2) To develop a polymeric matrix that allows ionic diffusion but keeping the necessary stiffness for its application in CFRC structures. One strategy to be tested will consist in preparing blends of ionic liquids and structural epoxies that segregate and form two interpenetrating networks.

Our research group has previous experience on developing multifunctional composite by means the incorporation of carbon nanostructures (carbon nanotubes and graphene) into the CFRC. Composites with high electric conductivity for structural health monitoring, light-strike protection or anti-icing/de-icing applications have been developed. This route will be also explored in this proposal considering the direct growing or deposition of CNT and/or graphene on CF for increasing SSA with minimum degradation of mechanical properties. On the other hand, the application of solid polymer electrolytes (SPE) as matrix for structural composites could be also studied, although it could be necessary to increase their stiffness for structural applications. Beside, most polymers exhibit fluctuations in ionic transport when are subjected to environmental conditions, such as humidity.

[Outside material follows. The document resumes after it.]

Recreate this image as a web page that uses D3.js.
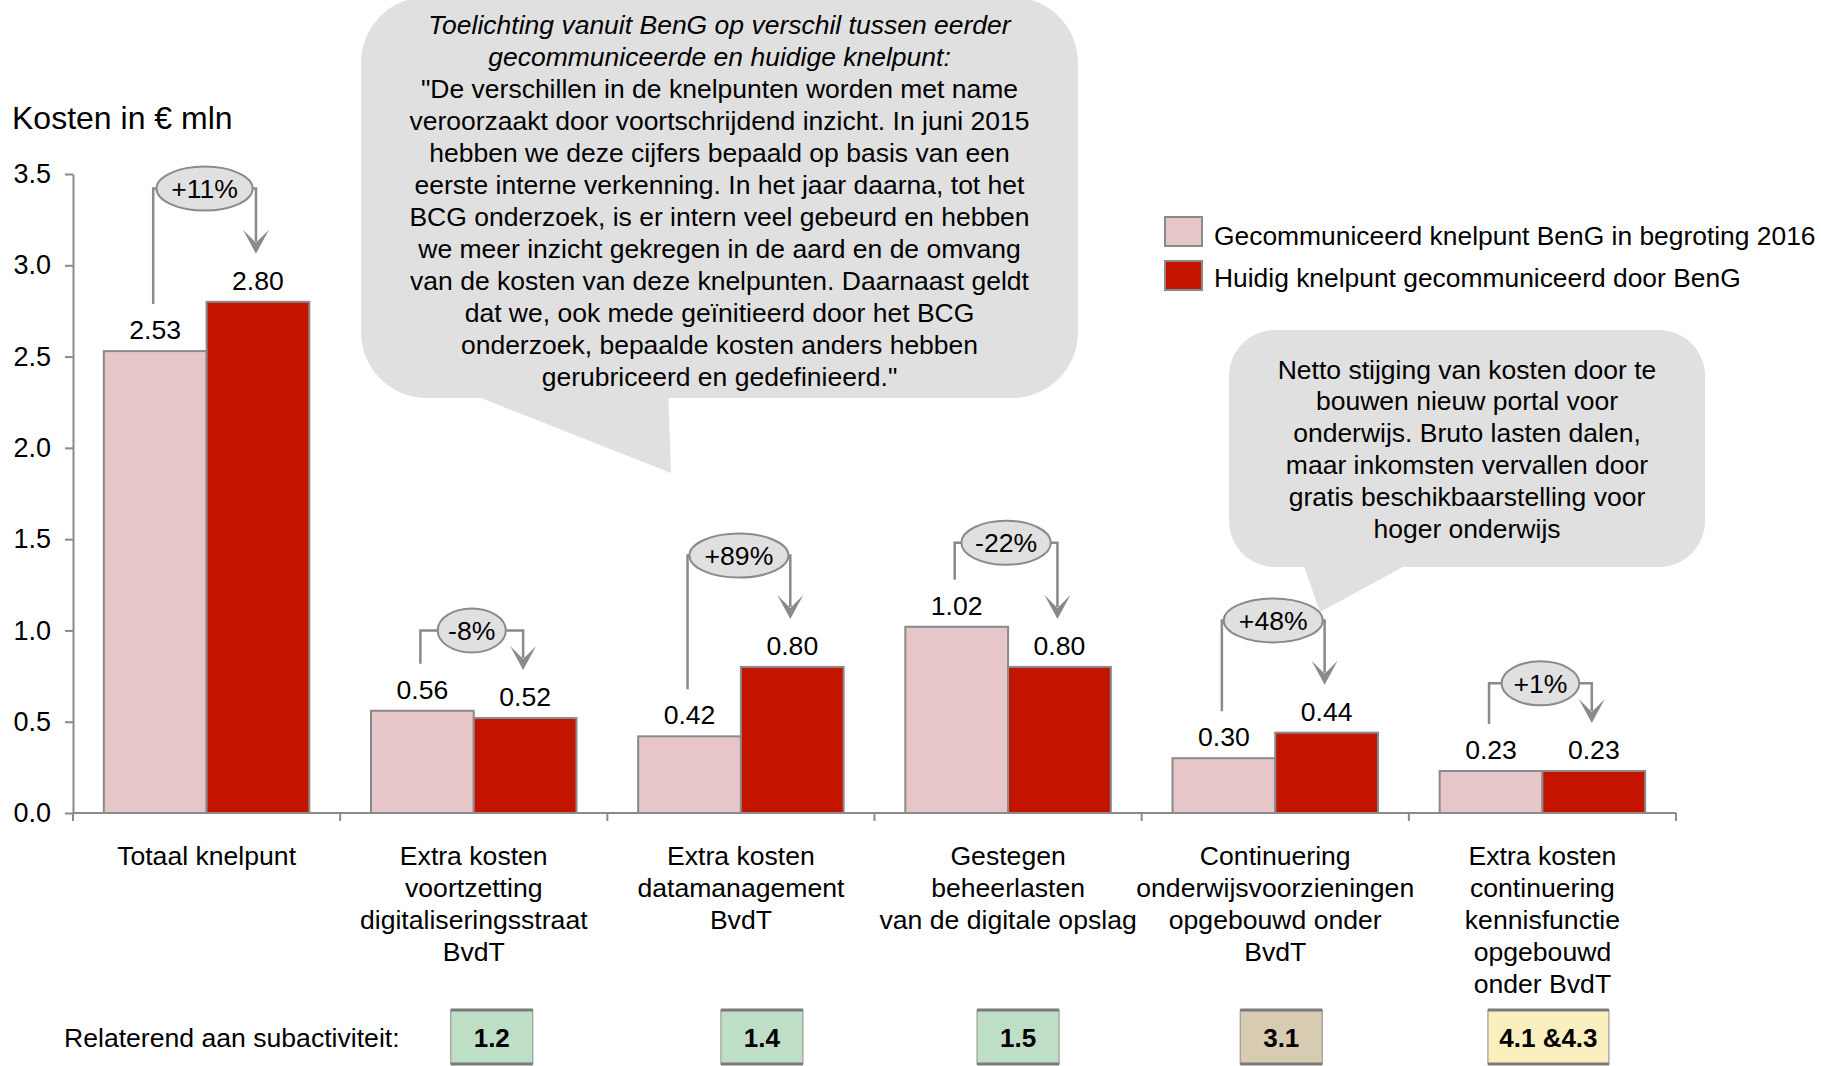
<!DOCTYPE html>
<html><head><meta charset="utf-8">
<script src="https://cdn.jsdelivr.net/npm/d3@7"></script>
<style>
body{margin:0;background:#fff}
svg{display:block}
text{font-family:"Liberation Sans",Arial,Helvetica,sans-serif;fill:#000}
</style>
</head><body>
<svg id="c" width="1821" height="1066"></svg>
<script>
// ---------- DATA ----------
const categories = [
  ["Totaal knelpunt"],
  ["Extra kosten","voortzetting","digitaliseringsstraat","BvdT"],
  ["Extra kosten","datamanagement","BvdT"],
  ["Gestegen","beheerlasten","van de digitale opslag"],
  ["Continuering","onderwijsvoorzieningen","opgebouwd onder","BvdT"],
  ["Extra kosten","continuering","kennisfunctie","opgebouwd","onder BvdT"]
];
const seriesNames = ["Gecommuniceerd knelpunt BenG in begroting 2016","Huidig knelpunt gecommuniceerd door BenG"];
const gecommuniceerd = [2.53, 0.56, 0.42, 1.02, 0.30, 0.23];
const huidig = [2.80, 0.52, 0.80, 0.80, 0.44, 0.23];
const valueLabels1 = ["2.53","0.56","0.42","1.02","0.30","0.23"];
const valueLabels2 = ["2.80","0.52","0.80","0.80","0.44","0.23"];
const changeLabels = ["+11%","-8%","+89%","-22%","+48%","+1%"];
const changeLevels = [3.42, 1.0, 1.41, 1.48, 1.055, 0.71]; // bracket level in € mln
const yTicks = [0, 0.5, 1.0, 1.5, 2.0, 2.5, 3.0, 3.5];
const yTickLabels = ["0.0","0.5","1.0","1.5","2.0","2.5","3.0","3.5"];
const subactivityLabel = "Relaterend aan subactiviteit:";
const subactivities = [null, "1.2", "1.4", "1.5", "3.1", "4.1 &4.3"];
const subactivityGroup = [null, "1", "1", "1", "3", "4"];
const title = "Kosten in € mln";
const bubble1Lines = [
  "Toelichting vanuit BenG op verschil tussen eerder",
  "gecommuniceerde en huidige knelpunt:",
  "\"De verschillen in de knelpunten worden met name",
  "veroorzaakt door voortschrijdend inzicht. In juni 2015",
  "hebben we deze cijfers bepaald op basis van een",
  "eerste interne verkenning. In het jaar daarna, tot het",
  "BCG onderzoek, is er intern veel gebeurd en hebben",
  "we meer inzicht gekregen in de aard en de omvang",
  "van de kosten van deze knelpunten. Daarnaast geldt",
  "dat we, ook mede geïnitieerd door het BCG",
  "onderzoek, bepaalde kosten anders hebben",
  "gerubriceerd en gedefinieerd.\""
];
const bubble1Italic = 2;
const bubble2Lines = [
  "Netto stijging van kosten door te",
  "bouwen nieuw portal voor",
  "onderwijs. Bruto lasten dalen,",
  "maar inkomsten vervallen door",
  "gratis beschikbaarstelling voor",
  "hoger onderwijs"
];

// ---------- STYLE / LAYOUT ----------
const C = {pink:"#e6c6c8", red:"#c31400", grey:"#8a8a8a", bubble:"#e0e0e0"};
const boxFill = {"1":"#bedfc5","3":"#d7cbb2","4":"#faf0bf"};
const boxNudge = [0, 18, 21, 10, 6, 6];
const FS = 26.6;

const svg = d3.select("#c");
const x0 = 73, x1 = 1676, yBase = 813, yTop = 174;

const x = d3.scaleBand().domain(d3.range(categories.length)).range([x0, x1]).padding(0);
const xs = d3.scaleBand().domain([0,1]).range([0, x.bandwidth()]).paddingInner(0).paddingOuter(0.3);
const y = d3.scaleLinear().domain([0, 3.5]).range([yBase, yTop]);

// Bubbles (behind everything)
function bubble(g, rx, ry, w, h, r, tail) {
  g.append("polygon").attr("points", tail.map(p => p.join(",")).join(" ")).attr("fill", C.bubble);
  g.append("rect").attr("x", rx).attr("y", ry).attr("width", w).attr("height", h).attr("rx", r).attr("fill", C.bubble);
}
const b1 = svg.append("g");
bubble(b1, 361, -3, 717, 401, 66, [[448,385],[668,385],[671,473]]);
b1.selectAll("text").data(bubble1Lines).join("text")
  .attr("x", 719.5).attr("y", (d,i) => 34 + i*32)
  .attr("text-anchor","middle").attr("font-size", 26.5)
  .attr("font-style", (d,i) => i < bubble1Italic ? "italic" : "normal")
  .text(d => d);

const b2 = svg.append("g");
bubble(b2, 1229, 330, 476, 237, 46, [[1300,555],[1425,555],[1320,612]]);
b2.selectAll("text").data(bubble2Lines).join("text")
  .attr("x", 1467).attr("y", (d,i) => 378.5 + i*31.9)
  .attr("text-anchor","middle").attr("font-size", 26.5)
  .text(d => d);

// Title
svg.append("text").attr("x", 12).attr("y", 129).attr("font-size", 32).text(title);

// Y axis
const ya = svg.append("g").attr("transform", `translate(${x0},0)`)
  .call(d3.axisLeft(y).tickValues(yTicks).tickFormat((d,i) => yTickLabels[i]).tickSize(8).tickSizeOuter(0).tickPadding(14));
ya.select(".domain").attr("stroke", C.grey).attr("stroke-width", 2);
ya.selectAll(".tick line").attr("stroke", C.grey).attr("stroke-width", 2);
ya.selectAll(".tick text").attr("font-size", 27).attr("font-family", '"Liberation Sans",Arial,sans-serif').attr("fill","#000");

// Bars
const groups = svg.append("g").selectAll("g").data(categories).join("g")
  .attr("transform", (d,i) => `translate(${x(i)},0)`);
const series = [gecommuniceerd, huidig];
const seriesLabels = [valueLabels1, valueLabels2];
const fills = [C.pink, C.red];
groups.each(function(d, i) {
  const g = d3.select(this);
  [0,1].forEach(s => {
    const v = series[s][i];
    g.append("rect").attr("x", xs(s)).attr("y", y(v)).attr("width", xs.bandwidth()).attr("height", y(0) - y(v))
      .attr("fill", fills[s]).attr("stroke", C.grey).attr("stroke-width", 2);
    g.append("text").attr("x", xs(s) + xs.bandwidth()/2).attr("y", y(v) - 12)
      .attr("text-anchor","middle").attr("font-size", FS).text(seriesLabels[s][i]);
  });
});

// X axis
const xa = svg.append("g");
xa.append("line").attr("x1", x0).attr("x2", x1).attr("y1", yBase).attr("y2", yBase).attr("stroke", C.grey).attr("stroke-width", 2);
const bounds = d3.range(categories.length).map(i => x(i)).concat([x1]);
xa.selectAll(".xt").data(bounds).join("line").attr("class","xt")
  .attr("x1", d => d).attr("x2", d => d).attr("y1", yBase).attr("y2", yBase + 8)
  .attr("stroke", C.grey).attr("stroke-width", 2);
const cl = svg.append("g").selectAll("text").data(categories).join("text")
  .attr("text-anchor","middle").attr("font-size", FS)
  .attr("transform", (d,i) => `translate(${x(i) + x.bandwidth()/2},0)`);
cl.each(function(lines) {
  d3.select(this).selectAll("tspan").data(lines).join("tspan")
    .attr("x", 0).attr("y", (d,j) => 864.5 + j*32.2).text(d => d);
});

// Change annotations
const ann = svg.append("g");
categories.forEach((c, i) => {
  const lx = x(i) + xs(0) + xs.bandwidth()/2 - 2;
  const rx = x(i) + xs(1) + xs.bandwidth()/2 - 2;
  const by = y(changeLevels[i]);
  const lb = y(gecommuniceerd[i]) - 47;
  const tip = y(huidig[i]) - 48;
  ann.append("path").attr("d", `M${lx},${lb} V${by} H${rx} V${tip - 12}`)
    .attr("fill","none").attr("stroke", C.grey).attr("stroke-width", 2.5);
  ann.append("path").attr("d", `M${rx-13},${tip-24} L${rx},${tip} L${rx+13},${tip-24} L${rx},${tip-11} Z`)
    .attr("fill", C.grey);
  const cx = (lx + rx) / 2;
  const el = ann.append("ellipse").attr("cx", cx).attr("cy", by).attr("ry", 22)
    .attr("fill", C.bubble).attr("stroke", C.grey).attr("stroke-width", 2);
  const t = ann.append("text").attr("x", cx).attr("y", by + 9.5).attr("text-anchor","middle")
    .attr("font-size", FS).text(changeLabels[i]);
  const w = t.node().getComputedTextLength();
  el.attr("rx", w * 0.72);
});

// Legend
const lg = svg.append("g");
seriesNames.forEach((n, i) => {
  lg.append("rect").attr("x", 1165).attr("y", 217 + i*44).attr("width", 37).attr("height", 29)
    .attr("fill", fills[i]).attr("stroke", C.grey).attr("stroke-width", 2);
  lg.append("text").attr("x", 1214).attr("y", 245 + i*42).attr("font-size", 26.4).text(n);
});

// Subactivity row
svg.append("text").attr("x", 64).attr("y", 1047).attr("font-size", FS).text(subactivityLabel);
const bx = svg.append("g");
subactivities.forEach((s, i) => {
  if (!s) return;
  const cx = x(i) + x.bandwidth()/2 + boxNudge[i];
  const w = s.length > 3 ? 121 : 82;
  const top = 1010, bot = 1064;
  bx.append("rect").attr("x", cx - w/2).attr("y", top).attr("width", w).attr("height", bot - top)
    .attr("fill", boxFill[subactivityGroup[i]]).attr("stroke", "#9a9a9a").attr("stroke-width", 1.2);
  bx.append("line").attr("x1", cx - w/2).attr("x2", cx + w/2).attr("y1", top).attr("y2", top).attr("stroke", "#7a7a7a").attr("stroke-width", 3);
  bx.append("line").attr("x1", cx - w/2).attr("x2", cx + w/2).attr("y1", bot).attr("y2", bot).attr("stroke", "#7a7a7a").attr("stroke-width", 3);
  bx.append("text").attr("x", cx).attr("y", 1047).attr("text-anchor","middle").attr("font-size", 26)
    .attr("font-weight","bold").text(s);
});
</script>
</body></html>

Studies on the capability of SPE to maintain operational integrity underwater or in wet/humid conditions will be also carried out.
The final objective of this proposal will be contribute to develop the technologies necessary for the future electric aircraft and automobiles; them it contributes to the thematic area “Energy efficiency & renewable energy: Smart transportation & mobility” although it is also related with “Smart energy systems: Energy storage”.